戴晉人が退出した後、恵王は呆然となり、その後 恵施に戴晉人の偉大さを語った、というフィクション。

戴晉人を通して万物斉同を説明している。『荘子』は『老子』と違って、政治に無関心、政治そのものが些末な事だと思っている。

顰みに倣う

意味: 善し悪しを考えずに人まねをする。
出典:天運篇
原文:西施病心而其里,其里之醜人見之而美之,歸亦捧心而矉其里。其里之富人見之,堅閉門而不出,貧人見之,挈妻子而去走。彼知矉美而不知矉之所以美。惜乎,而夫子其窮哉!

現代語訳↓

絶世の美女と知られる西施は眉をしかめるほど胸を患って郷里に帰った。
その美貌に見惚れた郷里の醜女は、村人の前で西施の真似をして胸に手を当てながら眉をしかめて見せた。
すると、村の金持ちは門を閉じて外に出ようとはせず、貧しい者は妻子を連れて村から出ていってしまった。
醜女は西施が眉をひそめるさまが美しいことは理解したが、眉をひそめるさまがどうして美しいのかを理解していなかった。

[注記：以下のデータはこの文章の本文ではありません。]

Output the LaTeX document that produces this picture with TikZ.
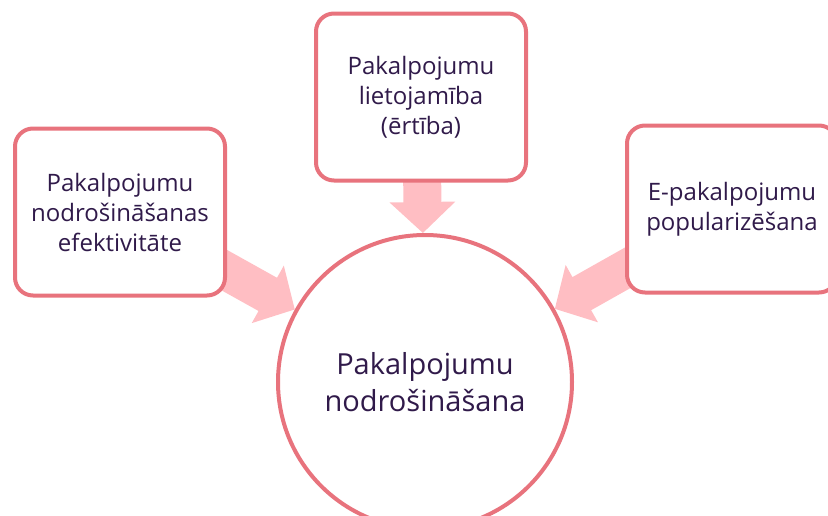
\documentclass[tikz,border=0pt]{standalone}
\usepackage{fontspec}
\setmainfont{Open Sans}
\usetikzlibrary{arrows.meta, backgrounds}
\definecolor{rim}{RGB}{232,115,125}
\definecolor{flow}{RGB}{255,190,195}
\definecolor{ink}{RGB}{48,26,74}

\begin{document}
\begin{tikzpicture}[x=1pt, y=-1pt,
        box/.style={draw=rim, line width=4pt, fill=white, rounded corners=18pt,
            minimum width=210pt, minimum height=167pt, align=center, text=ink,
            font=\fontsize{24}{30}\selectfont},
        hub/.style={circle, draw=rim, line width=4pt, fill=white, minimum size=294pt,
            align=center, text=ink, font=\fontsize{29}{37}\selectfont},
        feed/.style={draw=flow, line width=38pt, -{Triangle[width=64pt, length=31pt]}}]
            \useasboundingbox (0, 0) rectangle (828, 515);
            \clip (0, 0) rectangle (828, 515);

            \node[hub] (svc) at (425, 382) {Pakalpojumu\\nodrošināšana};
            \node[box] (eff) at (120, 212) {Pakalpojumu\\nodrošināšanas\\efektivitāte};
            \node[box] (use) at (421, 97) {Pakalpojumu\\lietojamība\\(ērtība)};
            \node[box] (pop) at (732, 209) {E-pakalpojumu\\popularizēšana};

            \begin{scope}[on background layer]
                \draw[feed] (eff.center) -- (svc);
                \draw[feed] (use.center) -- (svc);
                \draw[feed] (pop.center) -- (svc);
            \end{scope}
        \end{tikzpicture}
\end{document}
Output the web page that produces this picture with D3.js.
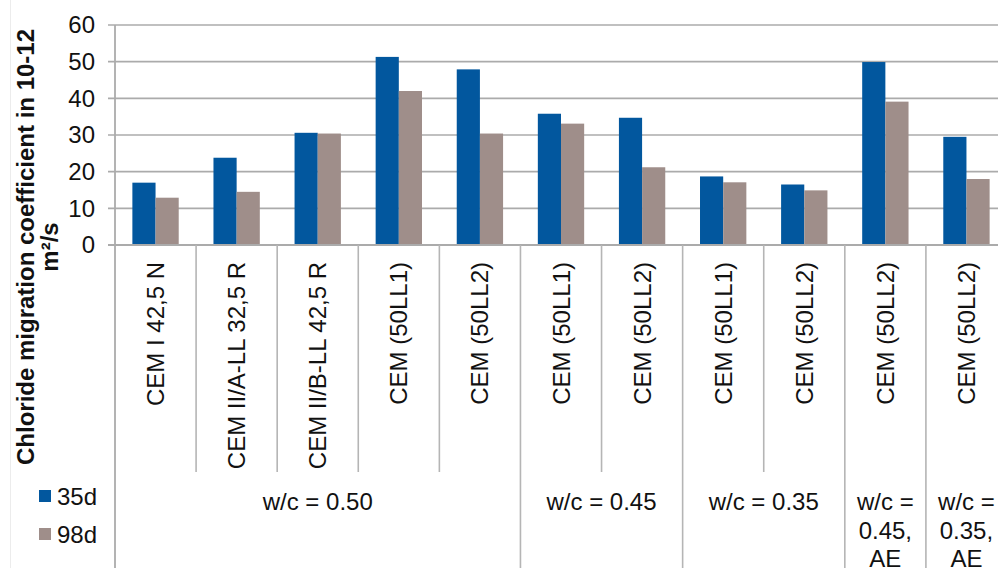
<!DOCTYPE html>
<html>
<head>
<meta charset="utf-8">
<script src="https://cdn.jsdelivr.net/npm/d3@7"></script>
<style>
  html, body { margin: 0; padding: 0; background: #fff; }
  svg { display: block; font-family: "Liberation Sans", Arial, sans-serif; }
</style>
</head>
<body>
<svg id="chart" width="998" height="568"></svg>
<script>
// Chloride migration coefficients (10^-12 m²/s) after 35 and 98 days
const categories = [
  "CEM I 42,5 N", "CEM II/A-LL 32,5 R", "CEM II/B-LL 42,5 R",
  "CEM (50LL1)", "CEM (50LL2)",
  "CEM (50LL1)", "CEM (50LL2)",
  "CEM (50LL1)", "CEM (50LL2)",
  "CEM (50LL2)", "CEM (50LL2)"
];
const values35d = [17.0, 23.8, 30.6, 51.3, 47.9, 35.8, 34.7, 18.7, 16.5, 49.9, 29.5];
const values98d = [12.9, 14.5, 30.4, 42.0, 30.4, 33.1, 21.2, 17.1, 14.9, 39.1, 18.0];
const seriesNames = ["35d", "98d"];
const groupLabels = [["w/c = 0.50"], ["w/c = 0.45"], ["w/c = 0.35"], ["w/c =", "0.45,", "AE"], ["w/c =", "0.35,", "AE"]];
const groupSizes = [5, 2, 2, 1, 1];
const yTicks = [0, 10, 20, 30, 40, 50, 60];
const yTitle = ["Chloride migration coefficient in 10-12", "m²/s"];

const colors = ["#02579e", "#9f8e8a"];
const gridColor = "#ababab";
const textColor = "#111";
const FS = 24;

const svg = d3.select("#chart");
const plot = { left: 115, right: 1007, top: 25, bottom: 245 };

const x = d3.scaleBand()
  .domain(d3.range(categories.length))
  .range([plot.left, plot.right])
  .padding(0);
const xInner = d3.scaleBand()
  .domain(seriesNames)
  .range([0, x.bandwidth()])
  .paddingInner(0)
  .paddingOuter(0.75);
const y = d3.scaleLinear().domain([0, 60]).range([plot.bottom, plot.top]);

// faint outer frame line on the left
svg.append("line")
  .attr("x1", 10.5).attr("x2", 10.5).attr("y1", 0).attr("y2", 568)
  .attr("stroke", "#ececec").attr("stroke-width", 1);

// horizontal gridlines with outside ticks
svg.append("g").selectAll("line")
  .data(yTicks.filter(d => d > 0))
  .join("line")
  .attr("x1", plot.left - 7).attr("x2", plot.right)
  .attr("y1", d => y(d)).attr("y2", d => y(d))
  .attr("stroke", gridColor).attr("stroke-width", 1.6);

// y tick labels
const yAxis = d3.axisLeft(y).tickValues(yTicks).tickSize(0).tickPadding(20);
const gy = svg.append("g").attr("transform", `translate(${plot.left},0)`).call(yAxis);
gy.select(".domain").remove();
gy.selectAll("text")
  .attr("font-size", FS).attr("fill", textColor)
  .attr("font-family", "Liberation Sans, Arial, sans-serif");

// bars
const seriesData = [values35d, values98d];
const gBars = svg.append("g");
seriesData.forEach((vals, si) => {
  gBars.append("g").selectAll("rect")
    .data(vals)
    .join("rect")
    .attr("x", (d, i) => x(i) + xInner(seriesNames[si]))
    .attr("width", xInner.bandwidth())
    .attr("y", d => y(d))
    .attr("height", d => y(0) - y(d))
    .attr("fill", colors[si]);
});

// x axis line (zero)
svg.append("line")
  .attr("x1", plot.left - 7).attr("x2", plot.right)
  .attr("y1", y(0)).attr("y2", y(0))
  .attr("stroke", gridColor).attr("stroke-width", 1.8);

// y axis line, running down through the category area
svg.append("line")
  .attr("x1", plot.left).attr("x2", plot.left)
  .attr("y1", plot.top).attr("y2", 568)
  .attr("stroke", gridColor).attr("stroke-width", 1.8);

// category separators: group boundaries run to the bottom, inner ones stop above the group row
const groupEnds = [];
let acc = 0;
groupSizes.forEach(s => { acc += s; groupEnds.push(acc); });
const sepIdx = d3.range(1, categories.length + 1);
svg.append("g").selectAll("line")
  .data(sepIdx)
  .join("line")
  .attr("x1", i => i < categories.length ? x(i) : plot.right)
  .attr("x2", i => i < categories.length ? x(i) : plot.right)
  .attr("y1", y(0))
  .attr("y2", i => groupEnds.includes(i) ? 568 : 472)
  .attr("stroke", "#b5b5b5").attr("stroke-width", 1.6);

// rotated category labels
svg.append("g").selectAll("text")
  .data(categories)
  .join("text")
  .attr("transform", (d, i) => `translate(${x(i) + x.bandwidth() / 2},262) rotate(-90)`)
  .attr("text-anchor", "end")
  .attr("dominant-baseline", "central")
  .attr("font-size", FS)
  .attr("fill", textColor)
  .text(d => d);

// group labels
let start = 0;
groupLabels.forEach((lines, gi) => {
  const end = start + groupSizes[gi];
  const cx = (x(start) + (end < categories.length ? x(end) : plot.right)) / 2;
  const t = svg.append("text")
    .attr("text-anchor", "middle")
    .attr("font-size", FS)
    .attr("fill", textColor);
  lines.forEach((ln, li) => {
    t.append("tspan")
      .attr("x", cx)
      .attr("y", 510 + li * 28.5)
      .text(ln);
  });
  start = end;
});

// y axis title (two lines, rotated)
yTitle.forEach((ln, li) => {
  svg.append("text")
    .attr("transform", `translate(${li === 0 ? 25 : 49},247) rotate(-90)`)
    .attr("text-anchor", "middle")
    .attr("dominant-baseline", "central")
    .attr("font-size", FS)
    .attr("font-weight", "bold")
    .attr("fill", textColor)
    .text(ln);
});

// legend
const legend = svg.append("g");
seriesNames.forEach((name, i) => {
  const ly = 496 + i * 38;
  legend.append("rect")
    .attr("x", 39).attr("y", ly - 6).attr("width", 12).attr("height", 12)
    .attr("fill", colors[i]);
  legend.append("text")
    .attr("x", 57).attr("y", ly)
    .attr("dominant-baseline", "central")
    .attr("font-size", FS)
    .attr("fill", textColor)
    .text(name);
});
</script>
</body>
</html>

「矉」が「眉を顰める」「しかめっ面をする」という意味。

この話は、孔子が門人を連れて衛の国に旅立ったことに対して、残った門人の一人の顔回が楽の師匠と交わした問答の中の一節として出てくる。

師匠は顔回に対して、孔子は醜女と同じようなことをしようとしている、と言っている。

つまり、孔子は衛の君主に対して三皇五帝の礼法制度を説こうするだろうが、この時代にあの礼法制度を真似ても成功するはずがない、ということ。

道家の立場からの儒教批判。

胡蝶の夢

意味:〔荘子が、蝶となり百年を花上に遊んだと夢に見て目覚めたが、自分が夢で蝶となったのか、蝶が夢見て今自分になっているのかと疑ったという「荘子斉物論」の故事による〕 夢と現実との境が判然としないたとえ。
出典:斉物論篇 原文:昔者莊周夢為胡蝶,栩栩然胡蝶也。自喻適志與!不知周也。俄然覺,則蘧蘧然周也。不知周之夢為胡蝶與,胡蝶之夢為周與?周與胡蝶,則必有分矣。此之謂物化。

現代語訳↓

かつて荘周(本書の作者。姓は荘、名は周)は、夢の中で胡蝶となった。ひらひらと舞う胡蝶であった。己の心にぴたりと適うのに満足しきって、荘周であることを忘れていた。ふっと目が覚めると、きょろきょろと見回す荘周である。荘周が夢見て胡蝶となったのか、それとも胡蝶が夢見て荘周となったのか、真実のほどは分からない。だからと言って、荘周と胡蝶は同じものではない、両者の間にはきっと違いがある。物化(ある物が他の物へと転生すること)とは、これをいうのである。(池田氏/p96)

以上の不思議な話は荘周の死後の隨分経った戦国最末期~前漢初期の作、だと池田氏は書いている。最後の「物化」について、池田氏は「万物斉同に代わって登場した万物転化の思想」と書いている。(池田氏/p98)

「物化」については池田知久『荘子 全現代語訳 上』 *1 には説明が書かれていないが、別の本に詳しく書かれているようだ。「荘子の「胡蝶の夢」に想う」というウェブページに別の専門家と共に引用されている。ここでは割愛。